Title: Compost improves compacted urban soil

item Logsdon, Sally
item SAUER, PAT - Iowa Association Of Municipal Utilities

Submitted to: ASA-CSSA-SSSA Annual Meeting Abstracts
Publication Type: Abstract Only
Publication Acceptance Date: 11/5/2014
Publication Date: 11/5/2014
Citation: Logsdon, S.D., Sauer, P. 2014. Compost improves compacted urban soil [abstract]. ASA-CSSA-SSSA Annual Meeting Abstracts. Abstract 85593 or 177-7.

Interpretive Summary:

Technical Abstract: Urban construction sites usually result in compacted soils that limit infiltration and root growth.
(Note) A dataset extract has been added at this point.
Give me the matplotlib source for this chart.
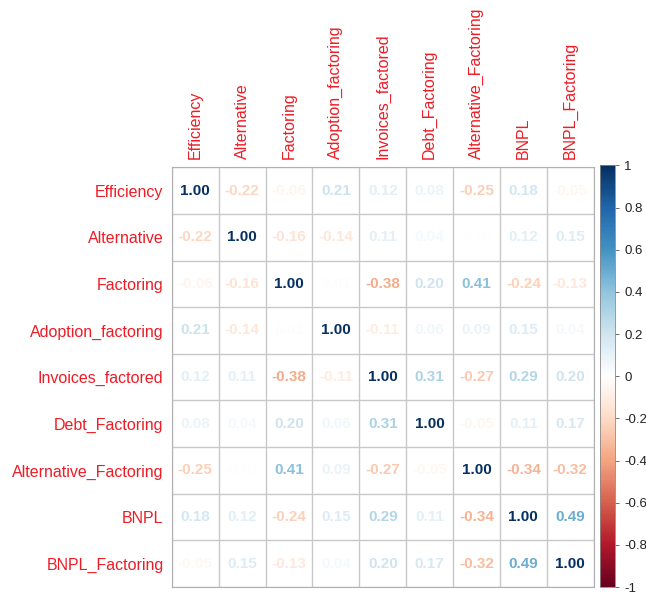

The purpose of this study was to determine if compost, aeration, and/or prairie grasses can remediate a site setup as a simulated post-construction site (compacted). Five years after establishing the control (5 cm topsoil + bluegrass mixture) and treated areas (5 cm topsoil + 10 cm compost + prairie grasses), a rainfall simulation study was conducted. The areas with prairie grass had greater infiltration rates (2.5"/hr) compared with the control (2.1"/hr), and less sediment loss (22 vs 106 lb/Ac-h). Ortho phosphate loss was less for the prairie grass (0.05 lb/Ac) than for the bluegrass area (0.36 lb/Ac). Sampling to 2 m depth revealed prior disturbance to > 1 m for the whole area. Compost is recommended for post construction sites. Over time, prairie grasses were also beneficial. Soils in urban areas can have several disturbance events.